よくわかる銀行の選び方>銀行の健全性と収益性
銀行の健全性

銀行の健全性を計ることができる指標としては、自己資本比率不良債権比率が重要です。

自己資本比率

 銀行は言うまでもなく、主に皆さんの預金を融資に回して、利ざや を稼ぐ商売なわけですが、融資しているお金は、国や都道府県などの お役所に貸している場合は別にして、常に回収できないかもしれない という危険性(リスク)をもっています。

 つまり、貸したお金が返ってこないかもしれないという意味で、 銀行は融資額分のリスクを抱えているということになります。

  銀行から見れば預金は、「預金者からの借金」ですから、これを預金者に返さないわけ にはいきませんので、融資したお金が返ってこない場合には、自前の お金で補填するしかありません。

 その自前のお金のことを「自己資本」といいます。

 そして、銀行が抱えているリスクに対して、自己資本がどのくらい あるかを示すのが、「自己資本比率」ということになります。

 (1)自己資本比率(%)=自己資本/銀行の抱えるリスク×100

 銀行は融資額分のリスクを抱えていると書きましたが、実際には 融資と一口に言っても、絶対潰れない国や都道府県(本当かな〜笑) 向けの融資や、皆さんの借りている住宅ローンなど様々です。

 これら 融資の中身によって、リスクの大きさに軽重をつけたものを「リスク アセット」と呼んでいて、上の式の分母には、本当はリスクアセット をつかいます。

(2)自己資本比率(%)=自己資本/リスクアセット×100

 さらに分子の自己資本についても、実際は資本ではないが、一応、 資本と認めて良いとされているものを一定額加えたり、見かけ上の 資本で、実態のないものを引いたりして調整を行います。

(3)自己資本比率(%)=自己資本+補完項目−控除項目/リスクアセット×100

 これが、国際的に定められている自己資本比率の計算方法(自己資本比率規制)になります。

※なお、自己資本比率があまりに低くなると、金融庁が銀行に業務改善命令等を発出します。
  これを早期是正措置と言います。

不良債権比率
不良債権には、金融再生法開示債権(金融再生法)リスク管理債権(銀行法)の2種類がありますが、それぞれの残高の推移を見れば、その銀行の資産の健全性を計ることができると思います。

不良債権についてさらに詳しくみる場合は、不良債権の比率(不良債権の残高/貸出金)や不良債権に対する保全率(不良債権のうち担保・保証で保全されている債権と貸倒引当金でカバーされている比率)を参考にするのもよいでしょう。

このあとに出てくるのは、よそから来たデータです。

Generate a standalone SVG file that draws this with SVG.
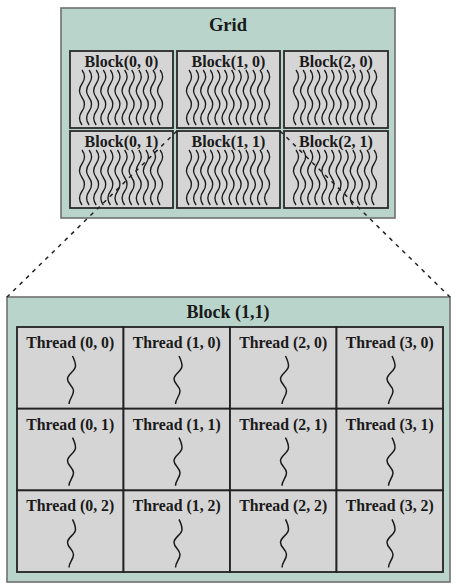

また、今後の不良債権処理損失に対する備えを見るには、有価証券の評価損益や剰余金(過去からの利益の累計で株主への配当原資や不良債権処理に活用できる資金)の残高などが参考になります。

銀行の収益性

業務純益は銀行の収益力を計ることができる情報として注目されます。

業務純益は、銀行の本来業務の実力をあらわしています。業務純益の大きさをそれぞれの業態(都市銀行、地方銀行、第二地方銀行といった区分)の中で比較することで、収益力が高い銀行か、低い銀行かを見極めることができます。

また、収益性を計る指標として
株主資本利益率(ROE)も参考になると思います。

株主資本利益率(ROE)は、投入した資本に対してどれだけ効率的に利益を上げたかを示す指標です。
資本当期純利益率(ROE)が高いほど、収益性に優れた銀行といえます。

※株主資本利益率(ROE)は、自己資本利益率、資本利益率と表現する場合もあります。